■ **BRIEF**:
Transcribe every line from the top down to the line with "(141,595) rectangle (167,682);", both ends included, but not the pictures.

■ **INFORMATION SHOWN**:
##############################
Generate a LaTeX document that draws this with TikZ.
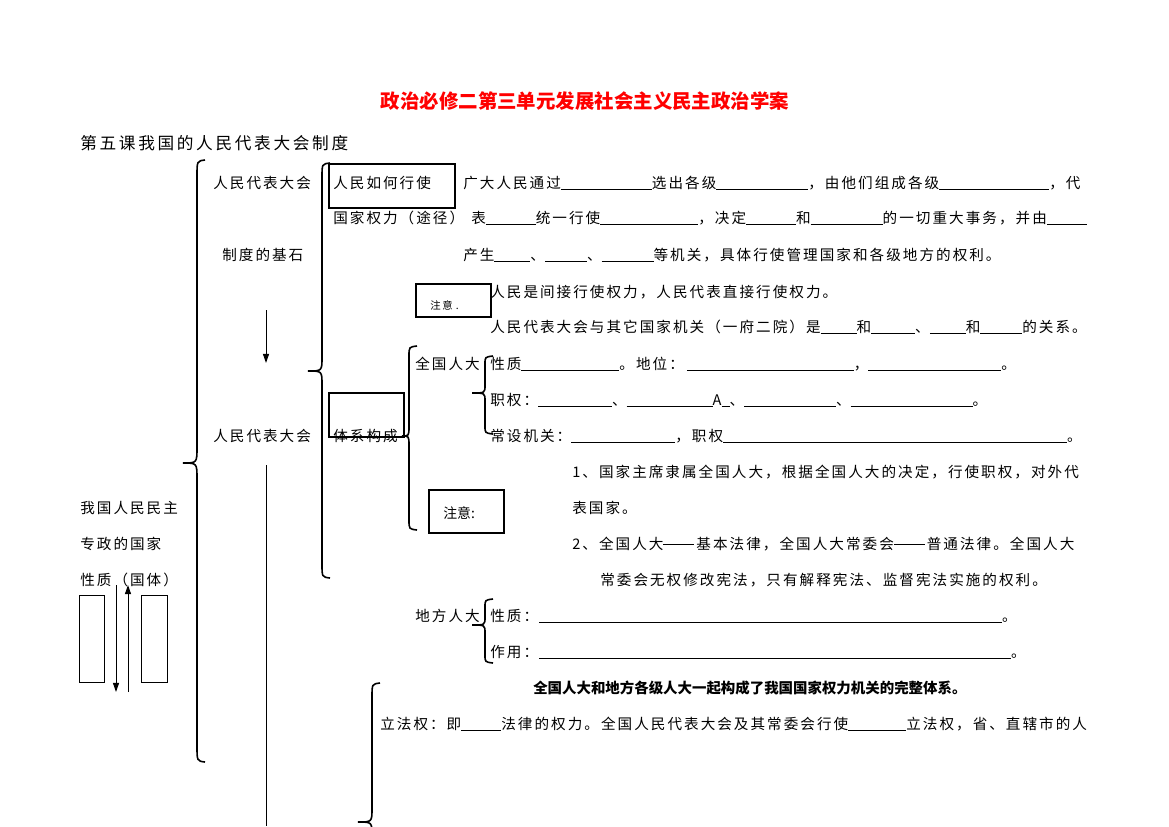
\documentclass[tikz,border=0pt]{standalone}
\usepackage{fontspec}
\usetikzlibrary{arrows.meta}
\setmainfont{Noto Sans CJK SC}
\newfontfamily\cjk{Noto Sans CJK SC}
\newfontfamily\cjksp[LetterSpace=14]{Noto Sans CJK SC}
\newfontfamily\cjkspb[LetterSpace=16]{Noto Sans CJK SC}
\newfontfamily\cjksmall[LetterSpace=30]{Noto Sans CJK SC}
\newlength\px \setlength\px{0.72028pt}
\newcommand\bodyf{\cjksp\fontsize{10.5}{12}\selectfont}
\newcommand\bl[1]{\rule[-1\px]{#1\px}{0.9\px}}
\newcommand\ddash{\raisebox{5\px}{\rule{31\px}{0.9\px}}\hspace{2\px}}
\newcommand\curly[7]{\draw[brace] (#6,#2) .. controls (#1,{#2+1}) .. (#1,{#2+#7}) -- (#1,{#3-#7}) .. controls (#1,#3) .. (#5,#3) .. controls (#1,#3) .. (#1,{#3+#7}) -- (#1,{#4-#7}) .. controls (#1,{#4-1}) .. (#6,#4);}
\begin{document}
\begin{tikzpicture}[x=0.72028pt,y=-0.72028pt,
  txt/.style={anchor=base west, inner sep=0pt, font=\bodyf},
  box/.style={line width=2\px},
  thinbox/.style={line width=1\px},
  brace/.style={line width=1.6\px},
  arr/.style={line width=1\px, -{Triangle[length=6.5pt,width=4.3pt]}}]
\useasboundingbox (0,0) rectangle (1169,826);

% title and subtitle
\node[anchor=base, inner sep=0pt, font=\cjk\fontsize{14}{16}\selectfont\bfseries, text=red] (title) at (585,108.4) {政治必修二第三单元发展社会主义民主政治学案};
\node[anchor=base west, inner sep=0pt, font=\cjkspb\fontsize{12}{14}\selectfont] (sub) at (80,149.3) {第五课我国的人民代表大会制度};

% left column
\node[txt] (basis1) at (213,188.5) {人民代表大会};
\node[txt] (basis2) at (222,260.5) {制度的基石};
\node[txt] (npc) at (213,441.5) {人民代表大会};
\node[txt] (nat1) at (80,513.5) {我国人民民主};
\node[txt] (nat2) at (80,549.5) {专政的国家};
\node[txt] (nat3) at (80,585.5) {性质（国体）};

% boxes
\draw[box] (329,164) rectangle (455,208);
\draw[box] (416,284) rectangle (491,317);
\draw[box] (429,490) rectangle (504,533);
\draw[thinbox] (79,595) rectangle (104,682);
\draw[thinbox] (141,595) rectangle (167,682);

% second column
\node[txt] (how1) at (333,188.5) {人民如何行使};
\node[txt] (how2) at (333,223.5) {国家权力（途径）};
\node[txt] (sys) at (333,441.5) {体系构成};
\draw[box] (329,393) rectangle (404,437);

% first block
\node[txt] (r1) at (463,188.5) {广大人民通过\bl{91}选出各级\bl{92}，由他们组成各级\bl{110}，代};
\node[txt] (r2) at (471,223.5) {表\bl{50}统一行使\bl{98}，决定\bl{50}和\bl{72}的一切重大事务，并由\bl{40}};
\node[txt] (r3) at (463,260.5) {产生\bl{36}、\bl{42}、\bl{52}等机关，具体行使管理国家和各级地方的权利。};
\node[anchor=base west, inner sep=0pt, font=\cjksmall\fontsize{7.5}{9}\selectfont] (note1) at (430,309.5) {注\,意.};
\node[txt] (r4) at (490,297.5) {人民是间接行使权力，人民代表直接行使权力。};
\node[txt] (r5) at (490,332.5) {人民代表大会与其它国家机关（一府二院）是\bl{36}和\bl{44}、\bl{36}和\bl{42}的关系。};

% national NPC
\node[txt] (qg) at (415,369.5) {全国人大};
\node[txt] (q1) at (490,369.5) {性质\bl{98}。地位：\hspace{3\px}\bl{167}，\bl{133}。};
\node[txt] (q2) at (490,405.5) {职权：\bl{74}、\bl{86}A\bl{8}、\bl{92}、\bl{122}。};
\node[txt] (q3) at (490,441.5) {常设机关：\bl{104}，职权\bl{344}。};
\node[anchor=base west, inner sep=0pt, font=\cjk\fontsize{10}{12}\selectfont] (note2) at (443,518.8) {注意:};
\node[txt] (n1) at (572,477.5) {1、国家主席隶属全国人大，根据全国人大的决定，行使职权，对外代};
\node[txt] (n2) at (572,513.5) {表国家。};
\node[txt] (n3) at (572,549.5) {2、全国人大\ddash 基本法律，全国人大常委会\ddash 普通法律。全国人大};
\node[txt] (n4) at (600,585.5) {常委会无权修改宪法，只有解释宪法、监督宪法实施的权利。};

% local
\node[txt] (df) at (415,621.5) {地方人大};
\node[txt] (d1) at (490,621.5) {性质：\hspace{1\px}\bl{463}。};
\node[txt] (d2) at (490,657.5) {作用：\hspace{1\px}\bl{472}。};

\node[anchor=base west, inner sep=0pt, font=\cjk\fontsize{10.4}{12}\selectfont\bfseries] (whole) at (533,693.5) {全国人大和地方各级人大一起构成了我国国家权力机关的完整体系。};
\node[txt] (leg) at (380,729.5) {立法权：即\bl{40}法律的权力。全国人民代表大会及其常委会行使\bl{58}立法权，省、直辖市的人};

% braces
\curly{197}{160}{463}{762}{183}{205}{16}
\curly{322}{163}{371}{578}{308}{330}{14}
\curly{409}{346}{436}{530}{402}{417}{10}
\curly{485}{356}{393}{434}{472}{493}{8}
\curly{485}{599}{625}{663}{472}{493}{8}
\curly{372}{683}{822}{961}{358}{380}{14}

% arrows and lines
\coordinate (a1s) at (266,310); \coordinate (a1e) at (266,363);
\draw[arr] (a1s) -- (a1e);
\coordinate (ls) at (266,465); \coordinate (le) at (266,826);
\draw[line width=1\px] (ls) -- (le);
\coordinate (a2s) at (116,585); \coordinate (a2e) at (116,692);
\draw[arr] (a2s) -- (a2e);
\coordinate (a3s) at (128,692); \coordinate (a3e) at (128,585);
\draw[arr] (a3s) -- (a3e);
\end{tikzpicture}
\end{document}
##############################
■ **WORKED SOLUTION**:
Generate a LaTeX document that draws this with TikZ.
\documentclass[tikz,border=0pt]{standalone}
\usepackage{fontspec}
\usetikzlibrary{arrows.meta}
\setmainfont{Noto Sans CJK SC}
\newfontfamily\cjk{Noto Sans CJK SC}
\newfontfamily\cjksp[LetterSpace=14]{Noto Sans CJK SC}
\newfontfamily\cjkspb[LetterSpace=16]{Noto Sans CJK SC}
\newfontfamily\cjksmall[LetterSpace=30]{Noto Sans CJK SC}
\newlength\px \setlength\px{0.72028pt}
\newcommand\bodyf{\cjksp\fontsize{10.5}{12}\selectfont}
\newcommand\bl[1]{\rule[-1\px]{#1\px}{0.9\px}}
\newcommand\ddash{\raisebox{5\px}{\rule{31\px}{0.9\px}}\hspace{2\px}}
\newcommand\curly[7]{\draw[brace] (#6,#2) .. controls (#1,{#2+1}) .. (#1,{#2+#7}) -- (#1,{#3-#7}) .. controls (#1,#3) .. (#5,#3) .. controls (#1,#3) .. (#1,{#3+#7}) -- (#1,{#4-#7}) .. controls (#1,{#4-1}) .. (#6,#4);}
\begin{document}
\begin{tikzpicture}[x=0.72028pt,y=-0.72028pt,
  txt/.style={anchor=base west, inner sep=0pt, font=\bodyf},
  box/.style={line width=2\px},
  thinbox/.style={line width=1\px},
  brace/.style={line width=1.6\px},
  arr/.style={line width=1\px, -{Triangle[length=6.5pt,width=4.3pt]}}]
\useasboundingbox (0,0) rectangle (1169,826);

% title and subtitle
\node[anchor=base, inner sep=0pt, font=\cjk\fontsize{14}{16}\selectfont\bfseries, text=red] (title) at (585,108.4) {政治必修二第三单元发展社会主义民主政治学案};
\node[anchor=base west, inner sep=0pt, font=\cjkspb\fontsize{12}{14}\selectfont] (sub) at (80,149.3) {第五课我国的人民代表大会制度};

% left column
\node[txt] (basis1) at (213,188.5) {人民代表大会};
\node[txt] (basis2) at (222,260.5) {制度的基石};
\node[txt] (npc) at (213,441.5) {人民代表大会};
\node[txt] (nat1) at (80,513.5) {我国人民民主};
\node[txt] (nat2) at (80,549.5) {专政的国家};
\node[txt] (nat3) at (80,585.5) {性质（国体）};

% boxes
\draw[box] (329,164) rectangle (455,208);
\draw[box] (416,284) rectangle (491,317);
\draw[box] (429,490) rectangle (504,533);
\draw[thinbox] (79,595) rectangle (104,682);
\draw[thinbox] (141,595) rectangle (167,682);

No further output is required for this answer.